The Second Amendment to the U.S. Constitution states: “A well regulated Militia, being necessary to the security of a free State, the right of the people to keep and bear Arms, shall not be infringed.”
As Supreme Court Justice Story observed, this Amendment “has justly been considered, as the palladium of the liberties of a republic.” The people and not government are the ultimate protectors of freedom. Citizens are not the enemy; they are the real defenders of liberty.
But gun control advocates insist the Amendment merely confers a collective right for state government, rather than an individual right by citizens. They claim that only soldiers in an army or analogous government militia have the right to keep and bear arms. They are undeterred by the grammar of the Amendment, which makes clear that the first clause about the militia imposes no limitation on the second clause establishing the right to bear arms.
Gun controllers launched their latest assault on the Second Amendment in California. It arose in a legal challenge to a sweeping California law limiting the right to keep and bear arms.
As always, the gun control was born of tragedy. The California legislature convened an emergency session in 1989, in response to the killing of five children at recess by a gunman using an AK-47 semi-automatic weapon.
California then passed legislation banning the manufacture, sale or importation of military-looking, semi-automatic weapons. Entitled the Roberti-Roos Assault Weapons Control Act (“AWCA”), it inspired a similar federal ban in 1994. It also required registration by those already owning such weapons and imposed sharp restrictions on their possession and transport, though it did exempt off-duty uses by law enforcement officers.
Two California National Guardsmen, a San Francisco police officer, an insurance agent, a chemical engineer, a California correctional officer and others challenged a 1999 broadening of the restrictions imposed by this law. They lost in district court, and then appealed to the Ninth Circuit.
They had the bad luck of drawing Judge Stephen Reinhardt, married to a director of an ACLU director, as part of the three-judge appellate panel. He is one of the most frequently reversed appellate judges, and he continued his judicial activism here. Silveira v. Lockyer, 2002 U.S. App. LEXIS 24612 (9th Cir. Dec. 5, 2002).
He held that “governments have the full authority to enact prohibitions and restrictions on the use and possession of firearms.” He repeated a quote of former Chief Justice Warren Burger in Parade magazine, where he criticized the individual rights interpretation as “one of the greatest pieces of fraud, I repeat the word ‘fraud,’ on the American public by special interest groups that I’ve ever seen in my lifetime.”

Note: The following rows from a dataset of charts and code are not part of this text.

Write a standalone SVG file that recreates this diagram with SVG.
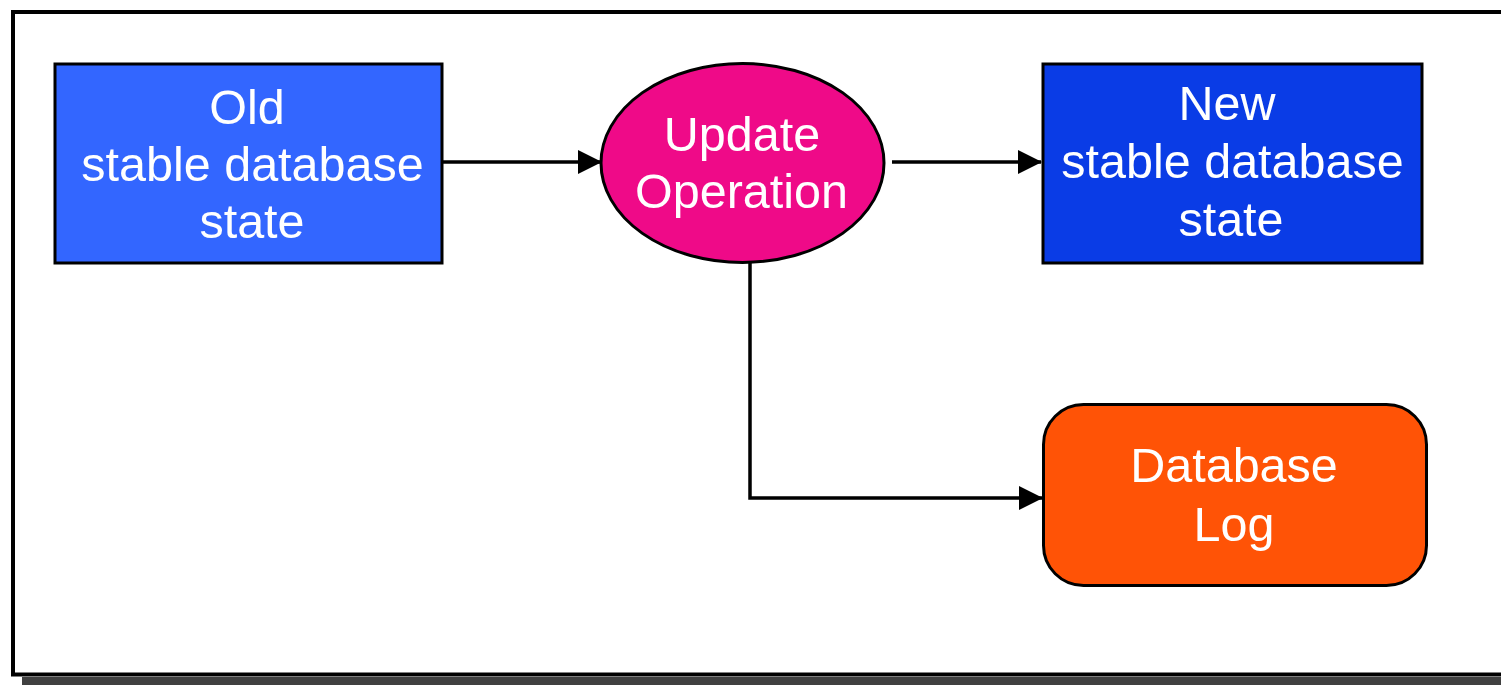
<svg xmlns="http://www.w3.org/2000/svg" width="1501" height="685" viewBox="0 0 1501 685">
<defs>
<style>
.node{stroke:#000;stroke-width:3}
.lbl{font-family:"Liberation Sans",Arial,sans-serif;font-size:48.5px;fill:#fff;text-anchor:middle}
.conn{stroke:#000;stroke-width:3.5;fill:none}
</style>
<marker id="arr" markerUnits="userSpaceOnUse" markerWidth="24" markerHeight="26" refX="23" refY="12" orient="auto">
<path d="M0,0 L24,12 L0,24 Z" fill="#000"/>
</marker>
</defs>
<rect x="0" y="0" width="1501" height="685" fill="#fff"/>
<g id="frame">
<rect x="22" y="677" width="1479" height="8" fill="#404040"/>
<rect x="13" y="12" width="1500" height="662.5" fill="none" stroke="#000" stroke-width="4"/>
</g>
<g id="connectors">
<line class="conn" x1="443" y1="162" x2="601" y2="162" marker-end="url(#arr)"/>
<line class="conn" x1="892" y1="162" x2="1041" y2="162" marker-end="url(#arr)"/>
<polyline class="conn" points="750,263 750,498 1042,498" marker-end="url(#arr)"/>
</g>
<g id="old">
<rect class="node" x="55" y="64" width="387" height="199" fill="#3366FF"/>
<text class="lbl" x="247" y="124">Old</text>
<text class="lbl" x="252.5" y="181">stable database</text>
<text class="lbl" x="252" y="238">state</text>
</g>
<g id="update">
<ellipse class="node" cx="742.5" cy="163" rx="141.5" ry="99.5" fill="#EF0A88"/>
<text class="lbl" x="742" y="151">Update</text>
<text class="lbl" x="741.5" y="208">Operation</text>
</g>
<g id="new">
<rect class="node" x="1043" y="64" width="379" height="199" fill="#0A3CE6"/>
<text class="lbl" x="1227" y="120">New</text>
<text class="lbl" x="1232.5" y="178">stable database</text>
<text class="lbl" x="1231" y="236">state</text>
</g>
<g id="log">
<rect class="node" x="1043.5" y="404.5" width="383" height="181" rx="40" ry="40" fill="#FF5306"/>
<text class="lbl" x="1234" y="482">Database</text>
<text class="lbl" x="1234" y="541">Log</text>
</g>
</svg>
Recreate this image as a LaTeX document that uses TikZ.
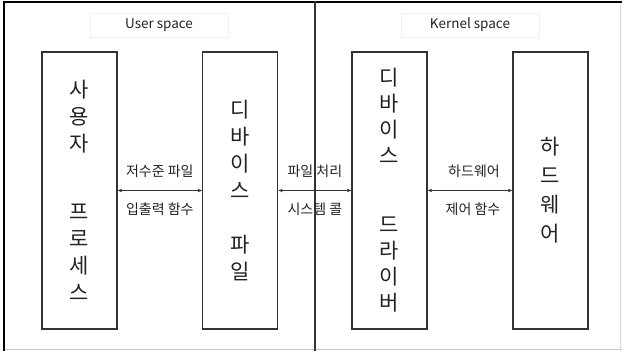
\documentclass[tikz,border=0pt]{standalone}
\usepackage{fontspec}
\setmainfont{Noto Sans CJK KR}
\usetikzlibrary{arrows.meta}
\definecolor{boxline}{HTML}{333333}
\definecolor{txt}{HTML}{222222}
\tikzset{
  unit box/.style={draw=boxline, line width=1.3pt, minimum width=75pt, minimum height=277pt,
    inner sep=0pt, align=center, text=txt, font=\fontsize{21}{27}\selectfont},
  arr/.style={{Stealth[length=4.5pt,width=3.5pt]}-{Stealth[length=4.5pt,width=3.5pt]}, line width=0.8pt, draw=boxline},
  lbl/.style={font=\fontsize{14}{16}\selectfont, text=txt, inner sep=0pt},
  space lbl/.style={draw=gray!12, line width=0.6pt, minimum width=138pt, minimum height=24pt,
    font=\fontsize{13.5}{15}\selectfont, text=txt, inner sep=0pt}
}
\begin{document}
\begin{tikzpicture}[x=1pt,y=-1pt]
\useasboundingbox (0,0) rectangle (622,351);
% outer frame
\draw[gray!45, line width=0.8pt] (622,349.5) -- (3,349.5);
\draw[gray!30, line width=0.8pt] (620,1) -- (620,351);
\draw[black, line width=2pt] (4,351) -- (4,1.5) -- (622,1.5);
% divider
\draw[boxline, line width=1.2pt] (315,1) -- (315,351);
% space labels
\node[space lbl] (us) at (159,25) {User space};
\node[space lbl] (ks) at (470,25) {Kernel space};
% boxes
\node[unit box] (b1) at (79.5,190.5) {사\\용\\자\\[41pt]프\\로\\세\\스};
\node[unit box] (b2) at (240.2,190.5) {디\\바\\이\\스\\[27pt]파\\일};
\node[unit box, font=\fontsize{21}{26}\selectfont] (b3) at (389.5,190.5) {디\\바\\이\\스\\[43pt]드\\라\\이\\버};
\node[unit box, font=\fontsize{21}{29}\selectfont] (b4) at (550.5,190.5) {하\\드\\웨\\어};
% connectors
\draw[arr] (b1.east) -- node[lbl, yshift=19pt] (l1a) {저수준 파일} node[lbl, yshift=-19pt] (l1b) {입출력 함수} (b2.west);
\draw[arr] (b2.east) -- node[lbl, yshift=19pt] (l2a) {파일 처리} node[lbl, yshift=-19pt] (l2b) {시스템 콜} (b3.west);
\draw[arr] (b3.east) -- node[lbl, yshift=19pt, xshift=4pt] (l3a) {하드웨어} node[lbl, yshift=-19pt, xshift=3pt] (l3b) {제어 함수} (b4.west);
\end{tikzpicture}
\end{document}
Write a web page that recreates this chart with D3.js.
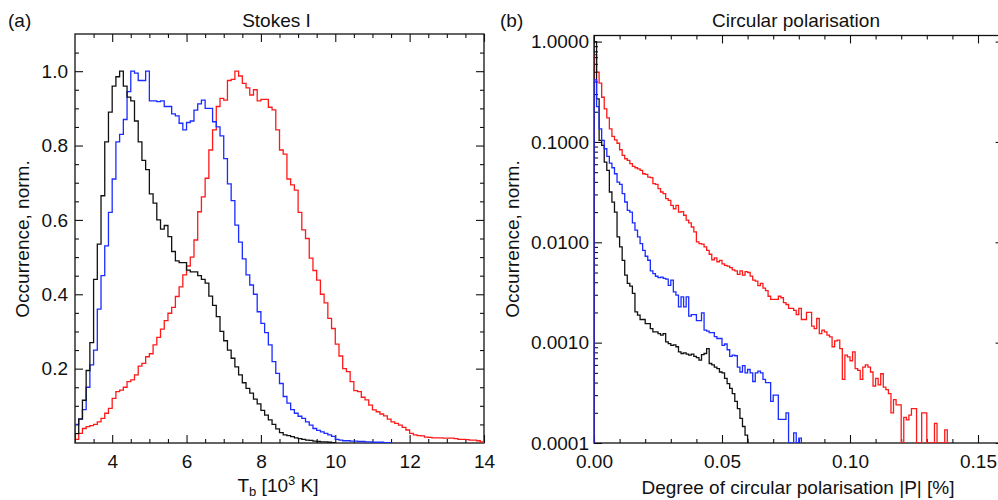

Judge Reinhardt declared that “the Second Amendment right to ‘bear arms’ guarantees the right of the people to maintain effective state militias, but does not provide any type of individual right to own or possess weapons.” By “state militias,” Judge Reinhardt apparently means unheard of state armies, a position contrary to that of the U.S. Department of Justice under Attorney General John Ashcroft.
Judge Reinhardt also rejected a recent decision by the Fifth Circuit, United States v. Emerson, 270 F.3d 203 (5th Cir. 2001). The Emerson court held that the Second Amendment does protect an individual right to bear arms independent of any militias.
The basis of Judge Reinhardt’s decision was not Supreme Court precedent, which he found inconclusive. Instead, he cited decisions like an antebellum Tennessee Supreme Court opinion construing the term “bear arms” to refer to military service.
He also held that the preamble referencing “well regulated Militias” limited the scope to state entities. He stated that “that the clause declares the importance of state militias to the security of the various free states within the confines of their newly structured constitutional relationship.”
The flaw in Judge Reinhardt’s opinion is his failure to the address Congress’ own definition of a “militia” at the time the Second Amendment passed: “each and every free able-bodied white male citizen of the respective states, resident therein, who is or shall be of the age of eighteen years, and under the age of forty-five years (except as is herein after excepted) shall severally and respectively be enrolled in the militia” (Militia Act of 1792, effective until 1903). Updated to today’s context, “militia” must include nearly all law-abiding adults, and the Amendment protects their gun rights.
But based on its narrow interpretation of the Amendment, the Ninth Circuit extended gun control further by invalidating a statutory exception for peace officers to purchase certain guns at their retirement. However, this appellate decision is far from the last word on the Second Amendment, as the Supreme Court will surely have opinions of its own.
Whether the High Court will accept this case for review remains to be seen. The Bush Administration has defended an individual right to bear arms, but it is doubtful that it will aggressively seek reversal of this decision. The facts here involved merely a facial challenge to legislation, without any clear and demonstrative injury to the plaintiffs. Both sides to the debate will probably prefer awaiting a future case that entails demonstrable harm by gun control to a specific plaintiff.